De l’anarchie morale à une éthique de la vertu

Mise en ligne de La rédaction, le 24 janvier 2013.

par Richard Bastien

[ EXTRAITS DU NUMÉRO 38 / HIVER 2012-2013 ]

Platon et Aristote

Selon Le Petit Robert, le mot «anarchie» désigne une «confusion due à l’absence de règles ou d’ordres précis». Or ce qui caractérise la culture contemporaine, c’est justement l’absence de consensus sur les règles morales qui devraient régir la vie en société. Que nous vivions à une époque d’anarchie morale ne devrait donc pas nous étonner. D’ailleurs, il y a lieu de se demander si nous vivons vraiment en société. Il ne peut y avoir de véritable société sans une certaine unité de vues chez ceux qui la composent. Une société existe dans la mesure où des gens partagent des idées communes, reconnaissent l’importance de certaines questions et s’entendent sur les principes du bien et du mal.

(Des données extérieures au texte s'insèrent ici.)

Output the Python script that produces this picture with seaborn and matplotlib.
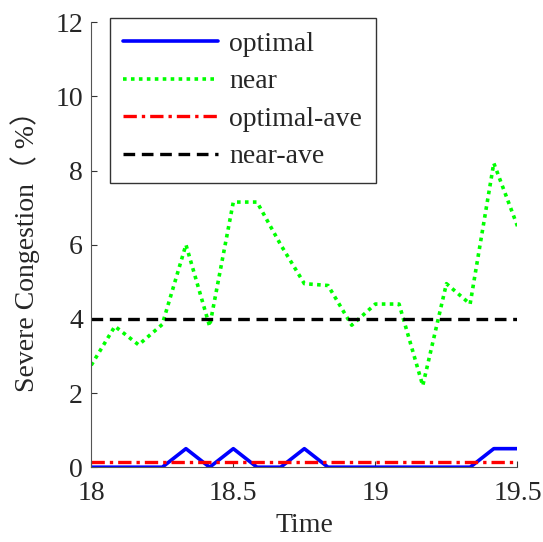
"""
Severe congestion share: optimal vs near routing
"""
import numpy as np
import pandas as pd
import matplotlib
matplotlib.use("Agg")
import matplotlib.pyplot as plt
import seaborn as sns

# Data
minutes = [0, 5, 10, 15, 20, 25, 30, 35, 40, 45, 50, 55, 60, 65, 70, 75, 80, 85, 90]
optimal = [0, 0, 0, 0, 0.5, 0, 0.5, 0, 0, 0.5, 0, 0, 0, 0, 0, 0, 0, 0.5, 0.5]
near = [2.75, 3.8, 3.3, 3.85, 6.0, 3.8, 7.15, 7.15, 6.0, 4.95, 4.9, 3.83,
        4.4, 4.4, 2.2, 4.95, 4.4, 8.2, 6.5]
optimal_ave = 0.13
near_ave = 4.0
labels = ["optimal", "near", "optimal-ave", "near-ave"]

time = 18 + np.array(minutes) / 60.0

sns.set_style("white")
plt.rcParams["font.family"] = ["Liberation Serif", "Noto Sans CJK SC"]

fig = plt.figure(figsize=(5.43, 5.42), dpi=100)
ax = fig.add_axes([0.168, 0.138, 0.785, 0.821])

sns.lineplot(x=time, y=optimal, ax=ax, color="#0000ff", lw=2.6, label=labels[0])
sns.lineplot(x=time, y=near, ax=ax, color="#00ff00", lw=2.6, ls=(0, (1, 1.2)),
             label=labels[1])
sns.lineplot(x=time, y=[optimal_ave] * len(time), ax=ax, color="#ff0000", lw=2.4,
             ls=(0, (4, 1.5, 1, 1.5)), label=labels[2])
sns.lineplot(x=time, y=[near_ave] * len(time), ax=ax, color="black", lw=2.4,
             ls=(0, (3.5, 2)), label=labels[3])

ax.set_xlim(18, 19.5)
ax.set_ylim(0, 12)
ax.set_xticks([18, 18.5, 19, 19.5])
ax.set_xticklabels(["18", "18.5", "19", "19.5"])
ax.set_yticks([0, 2, 4, 6, 8, 10, 12])

for side in ["top", "right"]:
    ax.spines[side].set_visible(False)
for side in ["left", "bottom"]:
    ax.spines[side].set_color("#555555")
    ax.spines[side].set_linewidth(0.8)
ax.tick_params(direction="in", length=4, width=0.8, color="#333333",
               labelsize=20, left=True, bottom=True)
ax.tick_params(axis="x", pad=10)
ax.tick_params(axis="y", pad=6)

ax.set_xlabel("Time", fontsize=20, labelpad=5)
ax.set_ylabel("Severe Congestion（ %）", fontsize=20, labelpad=11)

leg = ax.legend(loc="upper left", bbox_to_anchor=(0.043, 1.01), fontsize=20,
                frameon=True, fancybox=False, edgecolor="black",
                handlelength=3.4, borderpad=0.5, labelspacing=0.43,
                handletextpad=0.4, borderaxespad=0)
leg.get_frame().set_linewidth(1.0)

fig.savefig("out.png", dpi=100)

Que ce soit au Québec, dans le reste du Canada ou ailleurs en Occident, on peine à trouver des dénominateurs communs. Il n’y a plus de consensus sur ce qu’est la justice, le mariage, la famille, l’amour, l’être humain, la différenciation sexuelle et le rôle de l’État. Parler de valeurs communes ou d’une culture commune constitue même un affront au bon sens. Le monde dans lequel nous vivons traîne dans son sillage les vestiges d’une société qui possédait une cohérence interne. Mais cette cohérence n’existe plus. En témoigne le fait que les règles morales sont maintenant considérées comme purement subjectives. Qu’elles puissent être fondées objectivement et justifiées rationnellement apparaît à l’esprit moderne comme un non-sens, voire un signe de fanatisme. Il en va de même de la religion, perçue comme irrationnelle, qui manifesterait une faiblesse de l’esprit.

Vient à l’esprit le poème The Second Coming que William Butler Yeats a composé peu après la Révolution russe de 1917:

«Things fall apart; the centre cannot hold;
Mere anarchy is loosed upon the world,
The blood-dimmed tide is loosed, and everywhere
The ceremony of innocence is drowned;
The best lack all conviction, while the worst
Are full of passionate intensity.»

(Tout se disloque. Le centre ne peut tenir./ L’anarchie se déchaîne sur le monde / Comme une mer noircie de sang: partout / On noie les saints élans de l’innocence. / Les meilleurs ne croient plus à rien, les pires / Se gonflent de l’ardeur des passions mauvaises.)

Les conséquences de cette anarchie morale sont partout visibles: éclatement des couples et des familles, dénaturation du mariage, déconsidération de la paternité et de la maternité, sensualité débridée, avortement, toxicomanie, endettement abusif, corruption politique et syndicale, impiété, etc. Non seulement les cultures nationales s’effondrent, mais notre taux de natalité ne suffit même plus à assurer le renouvellement des générations – démographiquement, nous sommes sur la voie de l’extinction.